* _SOURCE MATERIAL_:
* * * * * * * * *

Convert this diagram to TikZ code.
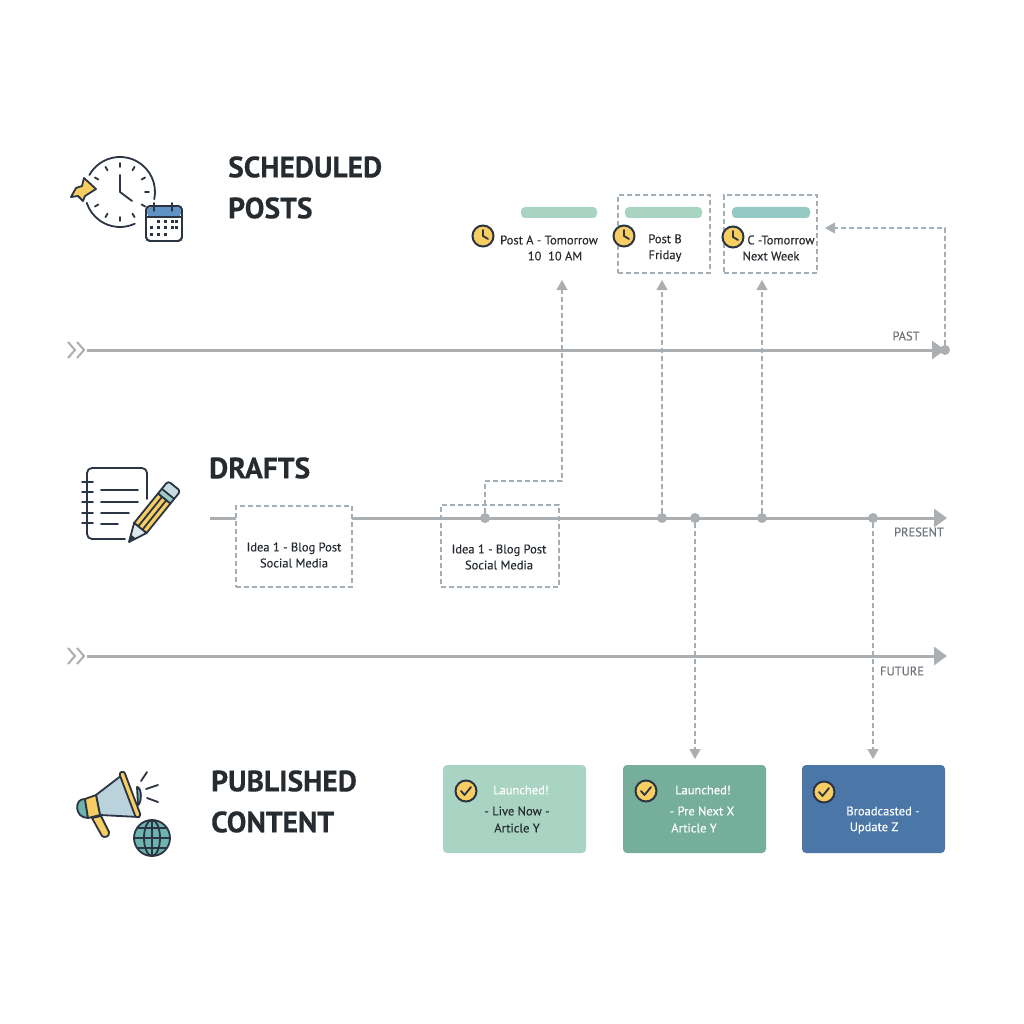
\documentclass[tikz,border=0pt]{standalone}
\usepackage{fontspec}
\setmainfont{PT Sans}
\newfontfamily\bodyfont[FakeBold=0.25]{PT Sans}
\newfontfamily\headfont[FakeBold=0.3]{PT Sans Bold}
\usetikzlibrary{arrows.meta,positioning}

\definecolor{axisgray}{HTML}{ABAFB2}
\definecolor{dashgray}{HTML}{A3AFB8}
\definecolor{labelgray}{HTML}{6E7478}
\definecolor{inkdark}{HTML}{262B30}
\definecolor{navy}{HTML}{2A3442}
\definecolor{sunny}{HTML}{F8CE62}
\definecolor{mintlight}{HTML}{A9D3C2}
\definecolor{mintdark}{HTML}{76AE9C}
\definecolor{steelblue}{HTML}{4A76A8}
\definecolor{tealbar}{HTML}{94C9C4}
\definecolor{globeteal}{HTML}{70B3AE}
\definecolor{hornblue}{HTML}{BAD2DC}
\definecolor{calblue}{HTML}{5F93C6}

\begin{document}
\begin{tikzpicture}[x=1pt,y=-1pt,>={Triangle[length=10pt,width=11pt,color=axisgray]}]
  \tikzset{
    heading/.style={font=\headfont\fontsize{29.5}{30}\selectfont,text=inkdark,anchor=west,inner sep=0pt},
    bodytext/.style={font=\bodyfont\fontsize{12.5}{16}\selectfont,text=inkdark,align=center,inner sep=0pt},
    axislabel/.style={font=\bodyfont\fontsize{12.5}{14}\selectfont,text=labelgray,inner sep=0pt},
    axisline/.style={draw=axisgray,line width=3pt,-{Triangle[length=13pt,width=18pt]}},
    dashbox/.style={draw=dashgray,dash pattern=on 5pt off 3pt,line width=1.2pt,inner sep=0pt},
    dashlink/.style={draw=dashgray,dash pattern=on 5pt off 3pt,line width=1.2pt,->},
    dot/.style={circle,fill=axisgray,minimum size=10pt,inner sep=0pt},
    pill/.style={rounded corners=4pt,minimum height=11pt,inner sep=0pt},
    card/.style={rounded corners=4pt,minimum width=143pt,minimum height=88pt,inner sep=0pt},
    badge/.style={circle,draw=navy,line width=2pt,fill=sunny,minimum size=21pt,inner sep=0pt},
    iconline/.style={draw=navy,line width=1.8pt,line cap=round,line join=round}
  }
  \useasboundingbox[fill=white] (0,0) rectangle (1024,1024);

  % Headings
  \node[heading] (hSched) at (228,167) {SCHEDULED};
  \node[heading] (hPosts) at (228,208) {POSTS};
  \node[heading] (hDrafts) at (209,468) {DRAFTS};
  \node[heading] (hPub) at (211,781) {PUBLISHED};
  \node[heading] (hCont) at (211,822) {CONTENT};

  % Timelines
  \coordinate (pastL) at (87,350);
  \coordinate (pastR) at (945,350);
  \coordinate (nowL) at (210,518);
  \coordinate (nowR) at (947,518);
  \coordinate (futL) at (87,656);
  \coordinate (futR) at (947,656);
  \draw[axisline] (pastL) -- (pastR);
  \draw[axisline] (nowL) -- (nowR);
  \draw[axisline] (futL) -- (futR);
  \foreach \ya in {350,656}{
    \draw[axisgray,line width=2pt] (68,\ya-8) -- (75,\ya) -- (68,\ya+8);
    \draw[axisgray,line width=2pt] (77,\ya-8) -- (84,\ya) -- (77,\ya+8);
  }
  \node[axislabel] (lPast) at (906,336) {PAST};
  \node[axislabel] (lNow) at (919,532) {PRESENT};
  \node[axislabel] (lFut) at (902,671) {FUTURE};

  % Points on the timelines
  \node[dot] (dA) at (485,518) {};
  \node[dot] (dB) at (662,518) {};
  \node[dot] (dX) at (695,518) {};
  \node[dot] (dC) at (762,518) {};
  \node[dot] (dZ) at (873,518) {};
  \node[dot] (dP) at (945,350) {};

  % Scheduled
  \node[pill,fill=mintlight,minimum width=76pt] (barA) at (559,212.5) {};
  \node[pill,fill=mintlight,minimum width=77pt] (barB) at (663.5,212.5) {};
  \node[pill,fill=tealbar,minimum width=78pt] (barC) at (771,212.5) {};
  \node[dashbox,minimum width=92pt,minimum height=78pt] (boxB) at (664,234) {};
  \node[dashbox,minimum width=93pt,minimum height=78pt] (boxC) at (770.5,234) {};
  \node[bodytext] (txtA) at (549,240) {Post A - Tomorrow};
  \node[bodytext] (txtAb) at (555,256) {10\ \ 10 AM};
  \node[bodytext] (txtB) at (665,248) {Post B\\Friday};
  \node[bodytext] (txtC) at (781,240) {C -Tomorrow};
  \node[bodytext] (txtCb) at (771,256) {Next Week};
  \foreach \nm/\xa/\ya in {clkA/483/236,clkB/624/236,clkC/733/237}{
    \node[badge] (\nm) at (\xa,\ya) {};
    \draw[navy,line width=1.8pt,line cap=round] (\xa,\ya-6) -- (\xa,\ya) -- (\xa+5,\ya+3);
  }

  % Drafts
  \node[dashbox,fill=white,minimum width=116pt,minimum height=81pt] (ideaA) at (294,546.5) {};
  \node[dashbox,minimum width=118pt,minimum height=82pt] (ideaB) at (500,546) {};
  \node[bodytext] (txtIa) at (294,555) {Idea 1 - Blog Post\\Social Media};
  \node[bodytext] (txtIb) at (499,557) {Idea 1 - Blog Post\\Social Media};

  % Published
  \node[card,fill=mintlight] (cardA) at (514.5,809) {};
  \node[card,fill=mintdark] (cardB) at (694.5,809) {};
  \node[card,fill=steelblue] (cardC) at (873.5,809) {};
  \foreach \nm/\xa/\ya in {chkA/466/791,chkB/646/791,chkC/824/792}{
    \node[badge] (\nm) at (\xa,\ya) {};
    \draw[navy,line width=1.8pt,line cap=round,line join=round] (\xa-5,\ya) -- (\xa-1.5,\ya+4) -- (\xa+5,\ya-4);
  }
  \node[bodytext,text=white] (t1) at (521,790) {Launched!};
  \node[bodytext] (t2) at (517,811) {- Live Now -};
  \node[bodytext] (t3) at (517,828) {Article Y};
  \node[bodytext,text=white] (t4) at (703,790) {Launched!};
  \node[bodytext,text=white] (t5) at (702,811) {- Pre Next X};
  \node[bodytext,text=white] (t6) at (694,828) {Article Y};
  \node[bodytext,text=white] (t7) at (883,811) {Broadcasted -};
  \node[bodytext,text=white] (t8) at (874,828) {Update Z};

  % Links
  \coordinate (upA) at (562,280);
  \coordinate (upB) at (662,280);
  \coordinate (upC) at (762,280);
  \coordinate (downX) at (695,759);
  \coordinate (downZ) at (873,759);
  \coordinate (backP) at (825,228);
  \draw[dashlink] (dA) -- (485,481) -- (562,481) -- (upA);
  \draw[dashlink] (dB) -- (upB);
  \draw[dashlink] (dC) -- (upC);
  \draw[dashlink] (dX) -- (downX);
  \draw[dashlink] (dZ) -- (downZ);
  \draw[dashlink] (dP) -- (945,228) -- (backP);

  % Clock icon
  \draw[iconline] (120,192) ++(209:35) arc[start angle=209,end angle=372,radius=35];
  \draw[iconline] (120,192) ++(65:35) arc[start angle=65,end angle=162,radius=35];
  \foreach \an in {-90,-60,-30,0,30,60,90,120,150,210,240}{
    \draw[iconline] (120,192) ++(\an:25) -- ++(\an:4);
  }
  \draw[iconline] (120,175) -- (120,192) -- (132,201);
  \draw[iconline,fill=sunny] (96,189) -- (84,178) -- (82,186) -- (76,188) -- (71,197) -- (78,196) -- (83,201) -- (85,196) -- cycle;
  \draw[iconline,fill=white,rounded corners=4pt] (146,206) rectangle (182,241);
  \fill[calblue,rounded corners=4pt] (147,207) rectangle (181,217);
  \draw[iconline] (146,217) -- (182,217);
  \draw[iconline,rounded corners=4pt] (146,206) rectangle (182,241);
  \draw[iconline] (154,203) -- (154,211);
  \draw[iconline] (172,203) -- (172,211);
  \foreach \xa in {158,165,172,176}{\fill[navy] (\xa-1.5,220.5) rectangle +(3,3);}
  \foreach \xa in {151,158,165,172,176}{\fill[navy] (\xa-1.5,226.5) rectangle +(3,3);}
  \foreach \xa in {151,158,165}{\fill[navy] (\xa-1.5,233) rectangle +(3,3);}

  % Notebook icon
  \draw[iconline,rounded corners=5pt] (147,499) -- (147,468) -- (87,468) -- (87,539) -- (125,539);
  \foreach \ya in {482,492,502,513,523}{\draw[iconline] (82,\ya) -- (93,\ya);}
  \draw[iconline] (101,490) -- (138,490);
  \draw[iconline] (101,502) -- (138,502);
  \draw[iconline] (101,513) -- (129,513);
  \draw[iconline] (101,524) -- (118,524);
  \begin{scope}[shift={(129,542)},rotate=51]
    \draw[iconline,fill=sunny] (18,-8) rectangle (56,8);
    \draw[iconline] (18,-2.7) -- (56,-2.7);
    \draw[iconline] (18,2.7) -- (56,2.7);
    \draw[iconline,fill=hornblue!80!white,rounded corners=3pt] (60,-8) -- (72,-8) -- (72,8) -- (60,8) -- cycle;
    \draw[iconline,fill=globeteal!70!white] (56,-8) rectangle (62,8);
    \draw[iconline,fill=hornblue!50!white] (0,0) -- (18,-8) -- (18,8) -- cycle;
    \fill[navy] (0,0) -- (7,-3.1) -- (7,3.1) -- cycle;
  \end{scope}

  % Megaphone icon
  \draw[iconline,fill=globeteal] (137,787) .. controls (142,787) and (142,803) .. (138,805) -- cycle;
  \draw[iconline,fill=hornblue] (96,795) -- (122,775) -- (139,817) -- (100,815) -- cycle;
  \draw[iconline,fill=globeteal] (85,799) .. controls (74,798) and (74,818) .. (88,818) -- cycle;
  \draw[iconline,fill=sunny] (92,818) -- (101,816) -- (109,832) .. controls (110,837) and (104,838) .. (102,836) -- cycle;
  \draw[iconline,fill=sunny] (85,799) -- (96,795) -- (100,815) -- (88,818) -- cycle;
  \draw[iconline,fill=sunny,rounded corners=2.5pt] (119,773) -- (124,771) -- (141,816) -- (136,818) -- cycle;
  \draw[iconline] (141,781) -- (147,772);
  \draw[iconline] (146,789) -- (158,785);
  \draw[iconline] (147,798) -- (158,802);
  \draw[iconline,fill=globeteal] (152,838) circle[radius=18];
  \draw[iconline] (152,838) ellipse[x radius=8,y radius=18];
  \draw[iconline] (134,838) -- (170,838);
  \draw[iconline] (152,820) -- (152,856);
  \draw[iconline] (138,828) -- (166,828);
  \draw[iconline] (138,848) -- (166,848);
\end{tikzpicture}
\end{document}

* * * * * * * * *

* _WHAT YOU NEED TO DO_: The lines from the start of the data through the line that contains "(hCont) at (211,822)" are to be returned exactly, please, with both ends included and every picture left out.

* _WRITTEN ANSWER_:
Convert this diagram to TikZ code.
\documentclass[tikz,border=0pt]{standalone}
\usepackage{fontspec}
\setmainfont{PT Sans}
\newfontfamily\bodyfont[FakeBold=0.25]{PT Sans}
\newfontfamily\headfont[FakeBold=0.3]{PT Sans Bold}
\usetikzlibrary{arrows.meta,positioning}

\definecolor{axisgray}{HTML}{ABAFB2}
\definecolor{dashgray}{HTML}{A3AFB8}
\definecolor{labelgray}{HTML}{6E7478}
\definecolor{inkdark}{HTML}{262B30}
\definecolor{navy}{HTML}{2A3442}
\definecolor{sunny}{HTML}{F8CE62}
\definecolor{mintlight}{HTML}{A9D3C2}
\definecolor{mintdark}{HTML}{76AE9C}
\definecolor{steelblue}{HTML}{4A76A8}
\definecolor{tealbar}{HTML}{94C9C4}
\definecolor{globeteal}{HTML}{70B3AE}
\definecolor{hornblue}{HTML}{BAD2DC}
\definecolor{calblue}{HTML}{5F93C6}

\begin{document}
\begin{tikzpicture}[x=1pt,y=-1pt,>={Triangle[length=10pt,width=11pt,color=axisgray]}]
  \tikzset{
    heading/.style={font=\headfont\fontsize{29.5}{30}\selectfont,text=inkdark,anchor=west,inner sep=0pt},
    bodytext/.style={font=\bodyfont\fontsize{12.5}{16}\selectfont,text=inkdark,align=center,inner sep=0pt},
    axislabel/.style={font=\bodyfont\fontsize{12.5}{14}\selectfont,text=labelgray,inner sep=0pt},
    axisline/.style={draw=axisgray,line width=3pt,-{Triangle[length=13pt,width=18pt]}},
    dashbox/.style={draw=dashgray,dash pattern=on 5pt off 3pt,line width=1.2pt,inner sep=0pt},
    dashlink/.style={draw=dashgray,dash pattern=on 5pt off 3pt,line width=1.2pt,->},
    dot/.style={circle,fill=axisgray,minimum size=10pt,inner sep=0pt},
    pill/.style={rounded corners=4pt,minimum height=11pt,inner sep=0pt},
    card/.style={rounded corners=4pt,minimum width=143pt,minimum height=88pt,inner sep=0pt},
    badge/.style={circle,draw=navy,line width=2pt,fill=sunny,minimum size=21pt,inner sep=0pt},
    iconline/.style={draw=navy,line width=1.8pt,line cap=round,line join=round}
  }
  \useasboundingbox[fill=white] (0,0) rectangle (1024,1024);

  % Headings
  \node[heading] (hSched) at (228,167) {SCHEDULED};
  \node[heading] (hPosts) at (228,208) {POSTS};
  \node[heading] (hDrafts) at (209,468) {DRAFTS};
  \node[heading] (hPub) at (211,781) {PUBLISHED};
  \node[heading] (hCont) at (211,822) {CONTENT};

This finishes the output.